### STATED GOAL:
From the first line of the listing below, retype each line up to and including the one with "iters = list(range(0, 51))"; pictures stay out.

### DATASET EXTRACT:
--

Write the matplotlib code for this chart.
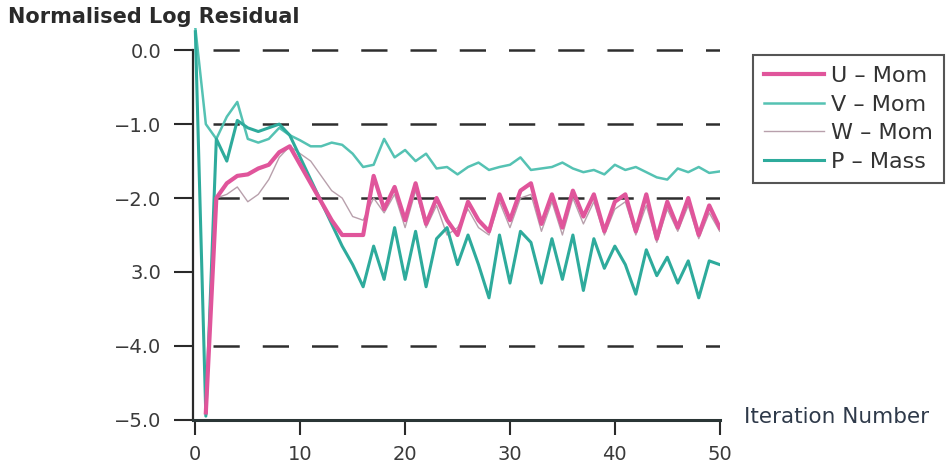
import matplotlib
matplotlib.use('Agg')
import matplotlib.pyplot as plt
import numpy as np

# iteration numbers
iters = list(range(0, 51))

# residuals (U and W start at iteration 1)
u_mom = [-4.9, -2.0, -1.8, -1.7, -1.68, -1.6, -1.55, -1.38, -1.3, -1.55,
         -1.8, -2.05, -2.3, -2.5, -2.5, -2.5, -1.7, -2.15, -1.85, -2.3,
         -1.8, -2.35, -2.0, -2.3, -2.5, -2.05, -2.3, -2.45, -1.95, -2.3,
         -1.9, -1.8, -2.35, -1.95, -2.4, -1.9, -2.25, -1.95, -2.45, -2.05,
         -1.95, -2.45, -1.95, -2.55, -2.05, -2.4, -2.0, -2.5, -2.1, -2.4]
w_mom = [-4.8, -2.0, -1.95, -1.85, -2.05, -1.95, -1.75, -1.45, -1.3, -1.4,
         -1.5, -1.7, -1.9, -2.0, -2.25, -2.3, -2.0, -2.2, -1.95, -2.4,
         -1.9, -2.4, -2.1, -2.5, -2.4, -2.15, -2.4, -2.5, -2.05, -2.4,
         -2.0, -1.95, -2.45, -2.05, -2.5, -2.0, -2.35, -2.05, -2.5, -2.15,
         -2.05, -2.5, -2.1, -2.6, -2.15, -2.45, -2.1, -2.55, -2.2, -2.45]
v_mom = [0.3, -1.0, -1.2, -0.9, -0.7, -1.2, -1.25, -1.2, -1.05, -1.15,
         -1.22, -1.3, -1.3, -1.25, -1.28, -1.4, -1.58, -1.55, -1.2, -1.45,
         -1.35, -1.5, -1.4, -1.6, -1.58, -1.68, -1.58, -1.52, -1.62, -1.58,
         -1.55, -1.45, -1.62, -1.6, -1.58, -1.52, -1.6, -1.65, -1.62, -1.68,
         -1.55, -1.62, -1.58, -1.65, -1.72, -1.75, -1.6, -1.65, -1.58, -1.66,
         -1.64]
p_mass = [0.25, -4.95, -1.2, -1.5, -0.95, -1.05, -1.1, -1.05, -1.0, -1.15,
          -1.45, -1.75, -2.05, -2.35, -2.65, -2.9, -3.2, -2.65, -3.1, -2.4,
          -3.1, -2.45, -3.2, -2.55, -2.4, -2.9, -2.5, -2.9, -3.35, -2.5,
          -3.15, -2.45, -2.6, -3.15, -2.55, -3.1, -2.5, -3.25, -2.55, -2.95,
          -2.65, -2.9, -3.3, -2.7, -3.05, -2.8, -3.15, -2.85, -3.35, -2.85,
          -2.9]

grid_levels = [0.0, -1.0, -2.0, -4.0]
y_ticks = [0.0, -1.0, -2.0, -3.0, -4.0, -5.0]
y_ticklabels = ['0.0', '\u22121.0', '\u22122.0', '3.0', '\u22124.0', '\u22125.0']
x_ticks = [0, 10, 20, 30, 40, 50]
x_ticklabels = ['0', '10', '20', '30', '40', '50']

fig = plt.figure(figsize=(9.52, 4.67), dpi=100)
ax = fig.add_axes([0.203, 0.101, 0.553, 0.839])

# dashed reference lines
ax.hlines(grid_levels, 1.7, 50, colors='#2e2e2e', linewidth=1.8,
          linestyles=(0, (10.5, 9.2)), zorder=1)

ax.plot(iters[1:], w_mom, color='#b8a0ac', linewidth=1.0, label='W \u2013 Mom', zorder=3)
ax.plot(iters, v_mom, color='#55c2b3', linewidth=1.8, label='V \u2013 Mom', zorder=3)
ax.plot(iters, p_mass, color='#2eab9c', linewidth=2.2, label='P \u2013 Mass', zorder=3)
ax.plot(iters[1:], u_mom, color='#e0559b', linewidth=3.0, label='U \u2013 Mom', zorder=4)

ax.set_xlim(-0.2, 50)
ax.set_ylim(-5, 0.3)

ax.spines['right'].set_color('none')
ax.spines['top'].set_color('none')
ax.spines['left'].set_bounds(-5, 0)
ax.spines['left'].set_linewidth(1.6)
ax.spines['left'].set_color('#2a2a2a')
ax.spines['bottom'].set_linewidth(2.2)
ax.spines['bottom'].set_color('#2a3535')

ax.set_yticks(y_ticks)
ax.set_yticklabels(y_ticklabels)
ax.set_xticks(x_ticks)
ax.set_xticklabels(x_ticklabels)
ax.tick_params(axis='y', direction='out', length=14, width=1.5, pad=9,
               labelsize=14, labelcolor='#3a3a3a', color='#2a2a2a')
ax.tick_params(axis='x', direction='out', length=11, width=1.5, pad=7,
               labelsize=14, labelcolor='#3a3a3a', color='#2a2a2a')

fig.text(0.008, 0.963, 'Normalised Log Residual', fontsize=15, fontweight='bold',
         color='#2a2a2a', ha='left', va='center')
fig.text(0.781, 0.107, 'Iteration Number', fontsize=15.5, color='#2f3a4a',
         ha='left', va='center')

# legend in original order
handles, labels = ax.get_legend_handles_labels()
order = [3, 1, 0, 2]
leg = ax.legend([handles[i] for i in order], [labels[i] for i in order],
                loc='upper left', bbox_to_anchor=(0.791, 0.882),
                bbox_transform=fig.transFigure, fontsize=16, frameon=True,
                fancybox=False, edgecolor='#2a2a2a', handlelength=2.7,
                handletextpad=0.3, labelspacing=0.38, borderpad=0.5,
                borderaxespad=0)
leg.get_frame().set_linewidth(1.5)
for t in leg.get_texts():
    t.set_color('#333333')

fig.savefig('out.png', dpi=100)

--

### SOLUTION:
Write the matplotlib code for this chart.
import matplotlib
matplotlib.use('Agg')
import matplotlib.pyplot as plt
import numpy as np

# iteration numbers
iters = list(range(0, 51))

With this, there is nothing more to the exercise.